Opinion piece: Randomised trials are our path to effective spending

Australian Treasury

In medicine, bad evaluation comes with a body count. Until it was shown up in a randomised trial, hydroxychloroquine as a treatment for COVID cost more than 10,000 lives. Before they were proven to be dangerous in a randomised trial, antiarrhythmic drugs for errant heartbeats cost more than 50,000 lives. In the century before they were put to a randomised trial, radical mastectomies for breast cancer disfigured 500,000 women while producing no better outcomes than targeted surgery.

Expert opinion and low‑quality before‑after studies supported these harmful treatments. If randomised trials had not put a stop to them, the toll might have been greater still. Yet while randomised trials are common in medicine, rigorous evaluation remains rare in policymaking. A study from the Committee for Economic Development of Australia think tank examined a sample of 20 Australian Government programs conducted between 2015 and 2022, with a total expenditure of more than $200 billion.

CEDA found 95 per cent were not properly evaluated.

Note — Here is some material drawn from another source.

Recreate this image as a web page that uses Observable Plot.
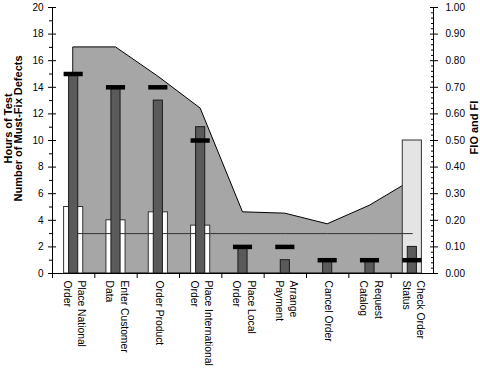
<!DOCTYPE html>
<html><head><meta charset="utf-8">
<script src="https://cdn.jsdelivr.net/npm/d3@7"></script>
<script src="https://cdn.jsdelivr.net/npm/@observablehq/plot@0.6"></script>
<style>
body{margin:0;background:#fff}
svg{display:block}
</style>
</head><body><div id="chart"></div>
<script>
// ---- data ----
const categories = ["Place National\nOrder", "Enter Customer\nData", "Order Product", "Place International\nOrder", "Place Local\nOrder", "Arrange\nPayment", "Cancel Order", "Request\nCatalog", "Check Order\nStatus"];
const hoursOfTest = [5, 4, 4.6, 3.6, null, null, null, null, 10];
const mustFixDefects = [15, 14, 13, 11, 2, 1, 1, 1, 2];
const fio = [0.85, 0.85, 0.74, 0.62, 0.23, 0.225, 0.185, 0.255, 0.35];
const fi = [0.75, 0.70, 0.70, 0.50, 0.10, 0.10, 0.05, 0.05, 0.05];
const targetHours = 3;
const leftTicks = [0, 2, 4, 6, 8, 10, 12, 14, 16, 18, 20];
const rightTicks = [0, 0.1, 0.2, 0.3, 0.4, 0.5, 0.6, 0.7, 0.8, 0.9, 1.0];

const data = categories.map((c, i) => ({category: c, hours: hoursOfTest[i], defects: mustFixDefects[i], fio: fio[i], fi: fi[i]}));

const W = 480, H = 369, mL = 52, mR = 47, mT = 7, mB = 96;
const bw = (W - mL - mR) / categories.length;
const toLeft = v => v * 20; // right axis (0–1) shares the left scale (0–20)
const leftMinor = d3.range(1, 20, 2);
const rightMinor = d3.range(0, 1.0001, 0.02).filter(v => Math.abs(v * 10 - Math.round(v * 10)) > 1e-6).map(toLeft);
const font = "'Liberation Sans', Arial, Helvetica, sans-serif";
const none = () => "";

const chart = Plot.plot({
  width: W, height: H,
  marginLeft: mL, marginRight: mR, marginTop: mT, marginBottom: mB,
  style: {fontFamily: font, fontSize: "10px", color: "black", background: "white", overflow: "visible"},
  x: {type: "band", domain: categories, padding: 0, round: false, axis: null},
  y: {domain: [0, 20], axis: null},
  marks: [
    Plot.areaY(data, {x: "category", y: d => toLeft(d.fio), fill: "#a6a6a6", stroke: "black", strokeWidth: 1}),
    Plot.barY(data.filter(d => d.hours != null), {x: "category", y: "hours",
      fill: d => d.category === categories[categories.length - 1] ? "#e4e4e4" : "white",
      stroke: "#333", strokeWidth: 1, insetLeft: 11.6, insetRight: 11.6}),
    Plot.lineY(data, {x: "category", y: () => targetHours, stroke: "#333", strokeWidth: 1}),
    Plot.barY(data, {x: "category", y: "defects", fill: "#5a5a5a", stroke: "#1a1a1a", strokeWidth: 1, insetLeft: 16.6, insetRight: 16.6}),
    Plot.tickY(data, {x: "category", y: d => toLeft(d.fi), stroke: "black", strokeWidth: 4.5, insetLeft: 11.6, insetRight: 11.6}),
    // axis lines
    Plot.ruleY([0], {stroke: "black"}),
    Plot.ruleX([categories[0]], {y1: 0, y2: 20, dx: -bw / 2, stroke: "black"}),
    Plot.ruleX([categories[categories.length - 1]], {y1: 0, y2: 20, dx: bw / 2, stroke: "black"}),
    // x ticks at band boundaries
    Plot.axisX(categories, {anchor: "bottom", tickSize: 5, dx: -bw / 2, tickFormat: none, label: null}),
    // left axis
    Plot.axisY(leftTicks, {anchor: "left", tickSize: 8, dx: 4, tickFormat: none, label: null}),
    Plot.axisY(leftMinor, {anchor: "left", tickSize: 3, tickFormat: none, label: null}),
    Plot.axisY(leftTicks, {anchor: "left", tickSize: 0, tickPadding: 9, fontSize: 10, label: null}),
    // right axis
    Plot.axisY(rightTicks.map(toLeft), {anchor: "right", tickSize: 8, dx: -4, tickFormat: none, label: null}),
    Plot.axisY(rightMinor, {anchor: "right", tickSize: 3, dx: -3, tickFormat: none, label: null}),
    Plot.axisY(rightTicks.map(toLeft), {anchor: "right", tickFormat: d => (d / 20).toFixed(2), tickSize: 0, tickPadding: 12, fontSize: 10, label: null}),
    // category labels
    Plot.text(categories, {x: d => d, frameAnchor: "bottom", dy: 7, dx: 2, rotate: 90, textAnchor: "start", lineAnchor: "middle", fontSize: 10.3, lineHeight: 1.38}),
    // axis titles
    Plot.text(["Hours of Test\nNumber of Must-Fix Defects"], {frameAnchor: "left", dx: -39, dy: -12, rotate: -90, textAnchor: "middle", fontWeight: "bold", fontSize: 11, lineHeight: 0.95, lineAnchor: "middle"}),
    Plot.text(["FIO and FI"], {frameAnchor: "right", dx: 41, dy: -13, rotate: -90, textAnchor: "middle", fontWeight: "bold", fontSize: 11, lineAnchor: "middle"})
  ]
});
document.getElementById("chart").append(chart);
</script>
</body></html>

Its analysis of state and territory government evaluations reported similar results. Across the board, CEDA estimates fewer than 1.5 per cent of government evaluations use a randomised design.

This finding echoes the Productivity Commission’s 2020 report into the evaluation of Indigenous programs, which concluded that ‘both the quality and usefulness of evaluations of policies and programs affecting Aboriginal and Torres Strait Islander people are lacking’, and ‘evaluation is often an afterthought rather than built into policy design’.

That’s where the Australian Centre for Evaluation comes in. Established a year ago, the centre aims to expand the quality and quantity of evaluation across the public service. Collaborating with departments, the centre is busily initiating rigorous evaluations of programs across a range of agencies. While the Australian Centre for Evaluation works across government, the Paul Ramsay Foundation has recently launched a $2 million grant round to support experimental evaluations conducted by non‑profits with a social impact mission. The Paul Ramsay Foundation gives a few examples, including programs aimed at improving education outcomes for young people with disabilities, reducing domestic and family violence, or helping jobless people find work. This announcement demonstrates the commitment to rigorous evaluation by Australia’s largest philanthropic foundation.

The few randomised policy trials conducted so far have produced some unexpected findings. Some had argued that parents would be more likely to get their children to school when subject to the threat of losing welfare payments. In 2016, researchers, including Harvard’s Michael Hiscox, carried out a randomised trial in the Northern Territory of the Improving School Enrolment and Attendance through Welfare Reform Measure program. About 400 children were assigned to the treatment group, and the same number to the control group. Despite threats of payment suspension – and actual payment suspensions for some families – the program had no effect on attendance.

Another randomised trial, conducted by the University of NSW’s Richard Holden and his collaborators, looked at the examples used on school literacy tests. A randomised trial across 1135 students in Dubbo compared how students perform when tests are made culturally relevant – for example, by replacing a passage about lighthouses with a passage about the big dish in nearby Parkes. The improvement is sizeable, amounting to half the gap between Indigenous and non‑Indigenous students.

Another surprise came from a randomised trial of Health4Life, a program co‑designed with students and educators with the aim of reducing risky behaviour by teens. A randomised trial led by Sydney University’s Katrina Champion across 85 schools in Brisbane, Perth and Sydney found that Health4Life had no measurable impacts on alcohol use, tobacco smoking, recreational screen time, physical inactivity, poor diet or poor sleep.

What is distinctive about these studies is that they are not simply pilot programs or observational studies, but randomised trials, where participants are assigned to the treatment and control groups according by the toss of a coin. Randomisation ensures that before the experiment starts, the 2 groups are as similar as possible. This means any difference we observe between them must be due to the intervention. In formal terms, randomisation provides an ideal counterfactual.

Without randomisation, what might go wrong? One danger is that the comparison group might be different from the outset. Students and schools who sign up for a new program could be quite different from those who say no. This is why medical researchers tend to trust randomised trials not only for assessing the impact of new drugs, but also increasingly for testing the impact of diet, exercise, surgery and more.

A ‘what works?’ approach to government promotes democratic accountability. It makes government more effective and efficient – producing better public services for every dollar we raise in taxes. But it especially matters for the most vulnerable. When government doesn’t work, the richest can turn to private options. But the poorest have nowhere else to turn, since they rely on well‑functioning government services for healthcare, education, public safety and social services. Getting impact evaluation right can deliver not just a more productive government, but a more egalitarian society.